---------- Material ----------
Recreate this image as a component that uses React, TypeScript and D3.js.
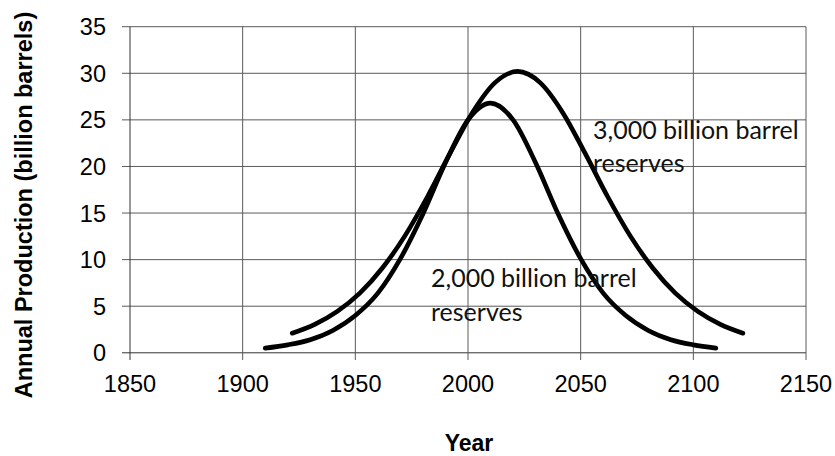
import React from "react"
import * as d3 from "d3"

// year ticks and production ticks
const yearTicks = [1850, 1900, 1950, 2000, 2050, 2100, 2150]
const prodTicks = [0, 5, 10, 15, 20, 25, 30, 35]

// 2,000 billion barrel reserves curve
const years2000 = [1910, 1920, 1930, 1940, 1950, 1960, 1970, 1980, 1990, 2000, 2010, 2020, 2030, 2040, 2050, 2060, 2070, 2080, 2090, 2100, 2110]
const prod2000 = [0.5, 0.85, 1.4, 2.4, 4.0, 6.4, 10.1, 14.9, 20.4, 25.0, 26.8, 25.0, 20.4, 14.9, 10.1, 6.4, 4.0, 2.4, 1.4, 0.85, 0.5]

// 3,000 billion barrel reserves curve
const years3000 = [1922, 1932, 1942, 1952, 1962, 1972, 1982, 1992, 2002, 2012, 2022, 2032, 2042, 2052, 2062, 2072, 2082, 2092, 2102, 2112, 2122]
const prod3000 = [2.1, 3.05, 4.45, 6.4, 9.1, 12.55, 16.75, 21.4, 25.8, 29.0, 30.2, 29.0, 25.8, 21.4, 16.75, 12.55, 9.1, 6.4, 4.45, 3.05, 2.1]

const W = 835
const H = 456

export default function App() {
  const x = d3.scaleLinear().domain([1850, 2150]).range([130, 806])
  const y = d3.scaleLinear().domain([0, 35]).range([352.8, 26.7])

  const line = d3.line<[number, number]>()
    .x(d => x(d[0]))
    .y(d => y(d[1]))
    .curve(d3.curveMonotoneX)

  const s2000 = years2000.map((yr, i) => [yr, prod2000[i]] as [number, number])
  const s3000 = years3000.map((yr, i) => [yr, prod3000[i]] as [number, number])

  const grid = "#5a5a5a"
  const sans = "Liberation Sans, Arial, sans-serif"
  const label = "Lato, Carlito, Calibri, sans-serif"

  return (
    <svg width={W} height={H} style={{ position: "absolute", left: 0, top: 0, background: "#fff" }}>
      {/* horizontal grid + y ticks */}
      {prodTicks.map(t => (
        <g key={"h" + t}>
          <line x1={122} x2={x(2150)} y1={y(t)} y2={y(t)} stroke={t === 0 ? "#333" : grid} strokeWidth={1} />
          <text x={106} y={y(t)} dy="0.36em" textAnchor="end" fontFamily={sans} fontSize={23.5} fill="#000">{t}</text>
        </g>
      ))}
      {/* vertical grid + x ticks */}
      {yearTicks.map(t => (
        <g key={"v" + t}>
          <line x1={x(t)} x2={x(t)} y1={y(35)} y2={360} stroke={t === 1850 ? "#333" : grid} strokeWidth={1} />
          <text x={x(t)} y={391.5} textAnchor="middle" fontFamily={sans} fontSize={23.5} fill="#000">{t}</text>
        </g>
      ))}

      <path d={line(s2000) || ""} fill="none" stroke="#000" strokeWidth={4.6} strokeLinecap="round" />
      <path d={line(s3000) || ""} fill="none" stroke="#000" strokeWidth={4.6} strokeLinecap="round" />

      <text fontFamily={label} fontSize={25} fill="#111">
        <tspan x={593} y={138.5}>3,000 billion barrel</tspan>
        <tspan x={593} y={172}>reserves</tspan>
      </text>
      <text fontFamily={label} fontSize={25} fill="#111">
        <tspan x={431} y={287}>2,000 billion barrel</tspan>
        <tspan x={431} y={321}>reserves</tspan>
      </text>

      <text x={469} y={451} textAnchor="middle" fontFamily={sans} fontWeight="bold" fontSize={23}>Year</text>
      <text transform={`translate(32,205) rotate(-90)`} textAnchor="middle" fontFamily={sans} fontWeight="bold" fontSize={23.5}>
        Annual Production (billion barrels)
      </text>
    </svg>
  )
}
----------
• _Work instructions_
Output exactly the span of lines from the top of the listing through the line holding "const prodTicks = [0, 5, 10, 15, 20, 25, 30, 35]", and leave every picture out.

• _Task output_
Recreate this image as a component that uses React, TypeScript and D3.js.
import React from "react"
import * as d3 from "d3"

// year ticks and production ticks
const yearTicks = [1850, 1900, 1950, 2000, 2050, 2100, 2150]
const prodTicks = [0, 5, 10, 15, 20, 25, 30, 35]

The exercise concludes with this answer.